In “Precious Commodity,” Melosi explores the role of government in management, development and legal jurisdiction over America’s rivers and waterways for hydroelectric power, flood control, irrigation, and transportation access. Looking to the future, Melosi compares costs and benefits of public versus private water supply, examining the global movement toward privatization.
“Martin Melosi is renowned for his environmental histories of America’s urban landscapes. In ‘Precious Commodity,’ he draws our attention to the most basic of human needs – fresh water – providing clear-eyed assessments of how society has managed this vital resource in the past,” said Jeffrey K. Stine, curator for environmental history at the Smithsonian Institution, National Museum of American History. “With domestic and international conflicts over water destined to intensify during the 21st century, Melosi’s historical insights will help all of us argue in a more informed manner about our collective future.”
Specifically related to Houston, Melosi dedicates a chapter to the historical significance of Buffalo Bayou, a water artery running through the city of Houston, designated as the National Highway of the Republic in 1840, where early settlement occurred and became an essential means of transport and commerce, as well as a recreational focal point. Another chapter addresses Houston’s public sinks, noting the city is unique in that private businesses rely so much on public systems in a place that prides itself on individual initiative.
“Growth in Houston has been a relentless adversary in providing adequate sanitary services,” said Melosi. “Developing an adequate water supply for Houston meant seeking sources of water many miles from the urban core and creating delivery systems that impinged on areas outside of Houston.
“It isn’t so much a crisis in supply, Melosi added, it’s a crisis of location and allocation. These are really questions of geography, location and circumstance, as much as they are the question of abundance. You can’t divide the total amount of fresh water into pieces allocated according to population size. It just doesn’t work that way. So these questions of how do we get access, what is fair, what isn’t fair, become ultimately cultural and ethical questions. And I think that’s what shows up in a lot of historical works. You see the intertwining of the cultural, political, the economic, the environmental in all of these processes.”

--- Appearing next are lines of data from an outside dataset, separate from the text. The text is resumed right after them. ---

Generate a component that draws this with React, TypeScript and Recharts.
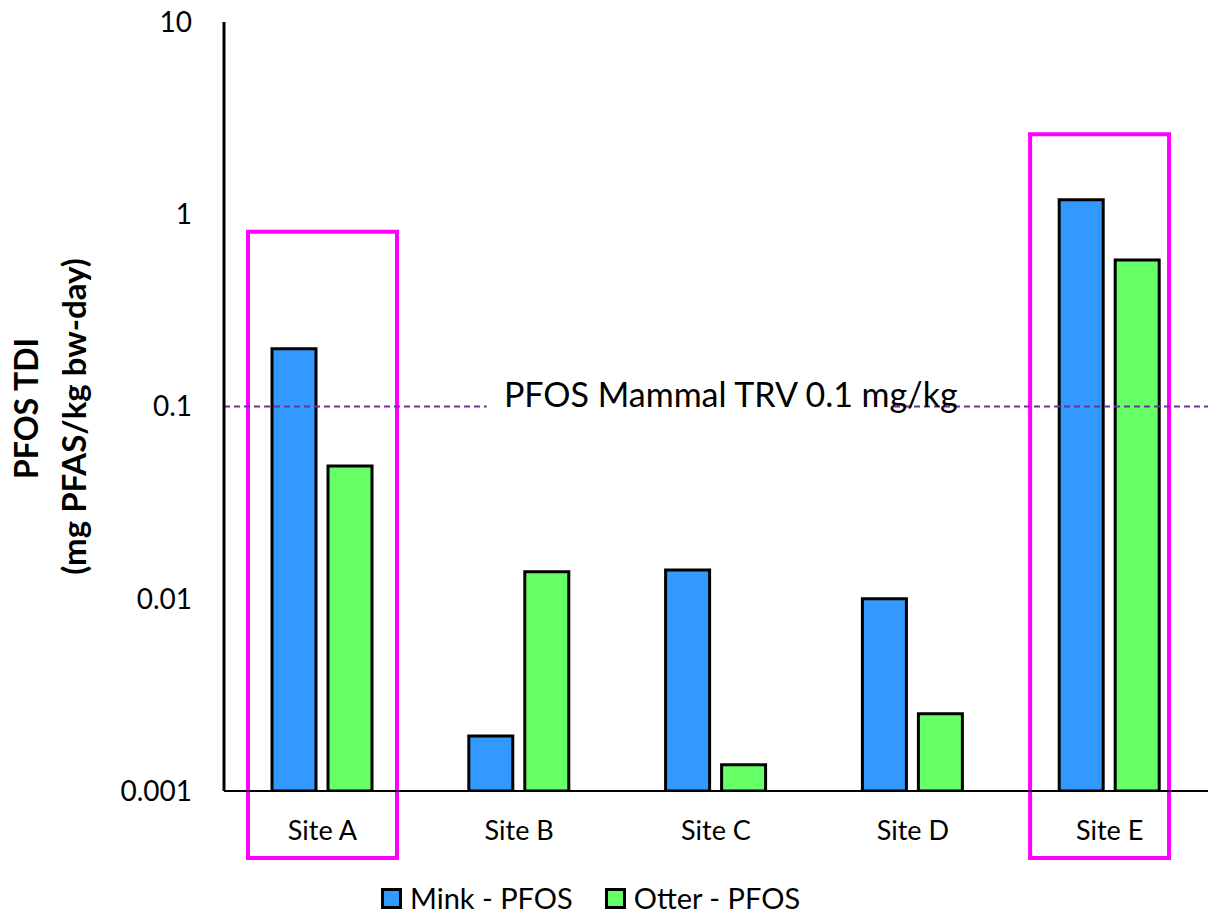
import React from 'react';
import { BarChart, Bar, XAxis, YAxis, ReferenceLine, ReferenceArea, Legend } from 'recharts';

const sites = ['Site A', 'Site B', 'Site C', 'Site D', 'Site E'];
const siteIndex = [0, 1, 2, 3, 4];
const minkPFOS = [0.2, 0.00193, 0.0141, 0.01, 1.19];
const otterPFOS = [0.049, 0.0138, 0.00137, 0.00252, 0.578];
const yTicks = [0.001, 0.01, 0.1, 1, 10];
const trvValue = 0.1;
const trvLabel = 'PFOS Mammal TRV 0.1 mg/kg';
const highlightA = { x1: -0.378, x2: 0.379, y1: 0.000448, y2: 0.81 };
const highlightE = { x1: 3.596, x2: 4.302, y1: 0.000448, y2: 2.61 };

const data = sites.map((s, i) => ({ site: s, idx: siteIndex[i], mink: minkPFOS[i], otter: otterPFOS[i] }));

const FONT = 'Lato, "Open Sans", sans-serif';
const BLUE = '#3399FF';
const GREEN = '#66FF66';

const TrvLabel = (props: any) => {
  const vb = props.viewBox || {};
  const x = vb.x ?? 0;
  const y = vb.y ?? 0;
  const w = vb.width ?? 0;
  return (
    <g>
      <rect x={x + w * 0.267} y={y - 8} width={w * 0.41} height={16} fill="#ffffff" />
      <text x={x + w * 0.515} y={y} textAnchor="middle" fontFamily={FONT} fontSize={34} fill="#000">
        {trvLabel}
      </text>
    </g>
  );
};

const YLabel = (props: any) => {
  const vb = props.viewBox || {};
  const cy = (vb.y ?? 0) + (vb.height ?? 0) / 2;
  return (
    <g fontFamily={FONT} fontWeight="bold" fontSize={32} fill="#000">
      <text x={25} y={cy + 2} transform={`rotate(-90, 25, ${cy + 2})`} textAnchor="middle" dominantBaseline="central">
        PFOS TDI
      </text>
      <text x={73} y={cy + 10} transform={`rotate(-90, 73, ${cy + 10})`} textAnchor="middle" dominantBaseline="central" fontSize={33}>
        (mg PFAS/kg bw-day)
      </text>
    </g>
  );
};

const LegendContent = () => (
  <div style={{ display: 'flex', alignItems: 'center', fontFamily: FONT, fontSize: 29, color: '#000', lineHeight: '32px', whiteSpace: 'nowrap' }}>
    <span style={{ width: 15, height: 15, border: '3px solid #000', background: BLUE, display: 'inline-block', marginRight: 8 }} />
    <span style={{ marginRight: 32 }}>Mink - PFOS</span>
    <span style={{ width: 15, height: 15, border: '3px solid #000', background: GREEN, display: 'inline-block', marginRight: 8 }} />
    <span>Otter - PFOS</span>
  </div>
);

export default function App() {
  return (
    <div style={{ position: 'absolute', left: 0, top: 0, background: '#fff' }}>
      <BarChart
        width={1216}
        height={914}
        data={data}
        margin={{ top: 22, right: 8, left: 0, bottom: 0 }}
        barSize={44}
        barGap={12}
      >
        <XAxis
          dataKey="site"
          axisLine={{ stroke: '#000', strokeWidth: 2 }}
          tickLine={false}
          tickSize={0}
          tickMargin={30}
          height={77}
          tick={{ fill: '#000', fontSize: 27, fontFamily: FONT }}
        />
        <XAxis xAxisId="pos" dataKey="idx" type="number" domain={[-0.5, 4.5]} hide allowDataOverflow />
        <YAxis
          scale="log"
          domain={[0.001, 10]}
          ticks={yTicks}
          allowDataOverflow
          width={224}
          axisLine={{ stroke: '#000', strokeWidth: 3 }}
          tickLine={false}
          tickSize={0}
          tickMargin={32}
          tick={{ fill: '#000', fontSize: 28, fontFamily: FONT }}
          tickFormatter={(v: number) => String(v)}
          label={<YLabel />}
        />
        <Bar dataKey="mink" name="Mink - PFOS" fill={BLUE} stroke="#000" strokeWidth={3} isAnimationActive={false} />
        <Bar dataKey="otter" name="Otter - PFOS" fill={GREEN} stroke="#000" strokeWidth={3} isAnimationActive={false} />
        <ReferenceLine
          y={trvValue}
          stroke="#7030A0"
          strokeWidth={2}
          strokeDasharray="6 4"
          label={<TrvLabel />}
        />
        <ReferenceArea
          xAxisId="pos"
          x1={highlightA.x1}
          x2={highlightA.x2}
          y1={highlightA.y1}
          y2={highlightA.y2}
          fill="none"
          fillOpacity={0}
          stroke="#FF00FF"
          strokeWidth={4}
          ifOverflow="visible"
        />
        <ReferenceArea
          xAxisId="pos"
          x1={highlightE.x1}
          x2={highlightE.x2}
          y1={highlightE.y1}
          y2={highlightE.y2}
          fill="none"
          fillOpacity={0}
          stroke="#FF00FF"
          strokeWidth={4}
          ifOverflow="visible"
        />
        <Legend
          height={46}
          content={<LegendContent />}
          wrapperStyle={{ left: 381, top: 882, width: 'auto' }}
        />
      </BarChart>
    </div>
  );
}
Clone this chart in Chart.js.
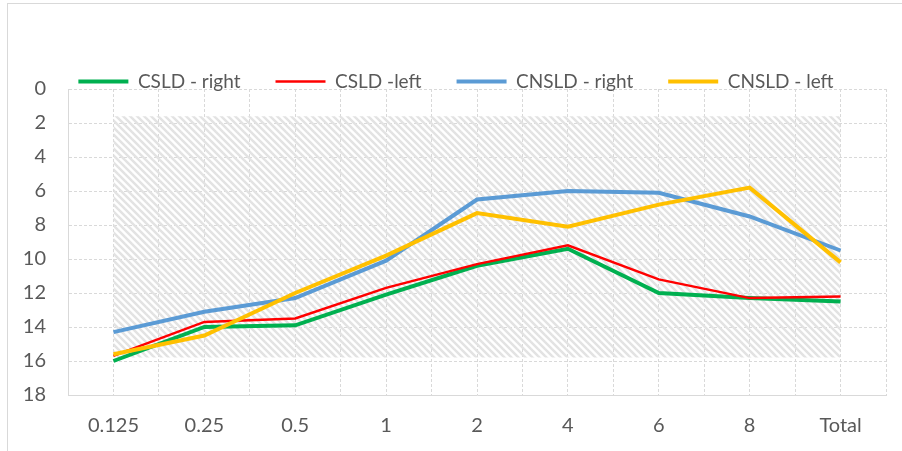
<!DOCTYPE html>
<html lang="en">
  <head>
    <meta charset="UTF-8" />
    <title>CSLD / CNSLD chart</title>
    <script src="https://cdn.jsdelivr.net/npm/chart.js"></script>
    <style>
      body {
        margin: 0;
        background: #ffffff;
        overflow: hidden;
      }
      .frame {
        position: absolute;
        left: 7px;
        top: 3px;
        width: 1000px;
        height: 1000px;
        border-left: 1px solid #d9d9d9;
        border-top: 1px solid #d9d9d9;
      }
      .chart-box {
        position: absolute;
        left: 0;
        top: 0;
        width: 902px;
        height: 451px;
      }
    </style>
  </head>
  <body>
    <div class="frame"></div>
    <div class="chart-box"><canvas id="lineChart"></canvas></div>

    <script>
      const categories = ["0.125", "0.25", "0.5", "1", "2", "4", "6", "8", "Total"];

      const csldRight = [16.0, 14.0, 13.9, 12.1, 10.4, 9.4, 12.0, 12.3, 12.5];
      const csldLeft = [15.7, 13.7, 13.5, 11.7, 10.3, 9.2, 11.2, 12.3, 12.2];
      const cnsldRight = [14.3, 13.1, 12.3, 10.1, 6.5, 6.0, 6.1, 7.5, 9.5];
      const cnsldLeft = [15.6, 14.5, 12.0, 9.8, 7.3, 8.1, 6.8, 5.8, 10.2];

      // hatched band (upper / lower edge)
      const bandTop = [1.6, 1.6, 1.6, 1.6, 1.6, 1.6, 1.6, 1.6, 1.6];
      const bandBottom = [15.8, 15.8, 15.8, 15.8, 15.8, 15.8, 15.8, 15.8, 15.8];

      const yTicks = [0, 2, 4, 6, 8, 10, 12, 14, 16, 18];

      const textColor = "#595959";
      const gridColor = "#d9d9d9";
      const fontFamily = "Lato, 'Open Sans', sans-serif";

      function makeHatch() {
        const s = 7;
        const c = document.createElement("canvas");
        c.width = s;
        c.height = s;
        const g = c.getContext("2d");
        g.strokeStyle = "#e3e3e3";
        g.lineWidth = 2.5;
        for (let k = -1; k <= 1; k++) {
          g.beginPath();
          g.moveTo(k * s - 1, -1);
          g.lineTo(k * s + s + 1, s + 1);
          g.stroke();
        }
        return g.createPattern(c, "repeat");
      }

      function lineSet(label, data, color, width, order) {
        return {
          label,
          data,
          borderColor: color,
          backgroundColor: color,
          borderWidth: width,
          pointRadius: 0,
          tension: 0,
          fill: false,
          order,
        };
      }

      // move the legend without moving the plot area
      const legendShift = {
        id: "legendShift",
        afterLayout(chart) {
          const lg = chart.legend;
          lg.top += 12;
          lg.bottom += 12;
          lg.left += 13;
          lg.right += 13;
        },
      };

      new Chart(document.getElementById("lineChart"), {
        type: "line",
        data: {
          labels: categories,
          datasets: [
            lineSet("CSLD - right", csldRight, "#00b050", 4, 4),
            lineSet("CSLD -left", csldLeft, "#ff0000", 2.5, 3),
            lineSet("CNSLD - right", cnsldRight, "#5b9bd5", 4, 2),
            lineSet("CNSLD - left", cnsldLeft, "#ffc000", 4, 1),
            {
              label: "band top",
              data: bandTop,
              borderWidth: 0,
              pointRadius: 0,
              fill: false,
              order: 10,
            },
            {
              label: "band bottom",
              data: bandBottom,
              borderWidth: 0,
              pointRadius: 0,
              backgroundColor: makeHatch(),
              fill: "-1",
              order: 10,
            },
          ],
        },
        plugins: [legendShift],
        options: {
          responsive: true,
          maintainAspectRatio: false,
          animation: false,
          layout: { padding: { top: 25, right: 16, bottom: 0, left: 0 } },
          scales: {
            x: {
              offset: true,
              grid: { color: gridColor, drawTicks: false, offset: true },
              border: { display: true, color: gridColor, dash: [3, 2] },
              ticks: {
                color: textColor,
                font: { family: fontFamily, size: 20 },
                padding: 19,
              },
              afterFit: (scale) => {
                scale.height = 56;
              },
            },
            x2: {
              type: "category",
              labels: categories,
              position: "bottom",
              offset: true,
              grid: { color: gridColor, drawTicks: false, offset: false },
              border: { display: false, dash: [3, 2] },
              ticks: { display: false },
              afterFit: (scale) => {
                scale.height = 0;
              },
            },
            y: {
              reverse: true,
              min: 0,
              max: 18,
              afterBuildTicks: (scale) => {
                scale.ticks = yTicks.map((v) => ({ value: v }));
              },
              grid: { color: gridColor, drawTicks: false },
              border: { display: true, color: gridColor, dash: [3, 2] },
              ticks: {
                color: textColor,
                font: { family: fontFamily, size: 20 },
                padding: 22,
              },
              afterFit: (scale) => {
                scale.width = 68;
              },
            },
          },
          plugins: {
            legend: {
              display: true,
              position: "top",
              labels: {
                color: textColor,
                font: { family: fontFamily, size: 19 },
                usePointStyle: true,
                pointStyle: "line",
                pointStyleWidth: 50,
                padding: 35,
                filter: (item) => item.datasetIndex < 4,
                sort: (a, b) => a.datasetIndex - b.datasetIndex,
              },
            },
            tooltip: { enabled: false },
          },
        },
      });
    </script>
  </body>
</html>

Melosi is the author and editor of 18 books and more than 85 articles, including “Precious Commodity: Providing Water for America’s Cities”; the award-winning “The Sanitary City: Urban Infrastructure in America from Colonial Times to the Present”; with UH colleague Joseph A. Pratt “Energy Metropolis: An Environmental History of Houston and the Gulf Coast”; “Garbage in the Cities: Refuse, Reform and the Environment, 1880-1980”; “Effluent America: Cities, Industries, Energy and the Environment,” and the upcoming book “Atomic Age America and The World.” His next project is “On an Island Not too Far: Fresh Kills and Staten Island.” He earned a Ph.D. in history from the University of Texas and a B.A. and M.A. in history from the University of Montana. In 2009, Melosi received the Distinguished Service Award from the American Society for Environmental History. In 2005, he received the Esther Farfel Award, the highest honor accorded to a University of Houston faculty member.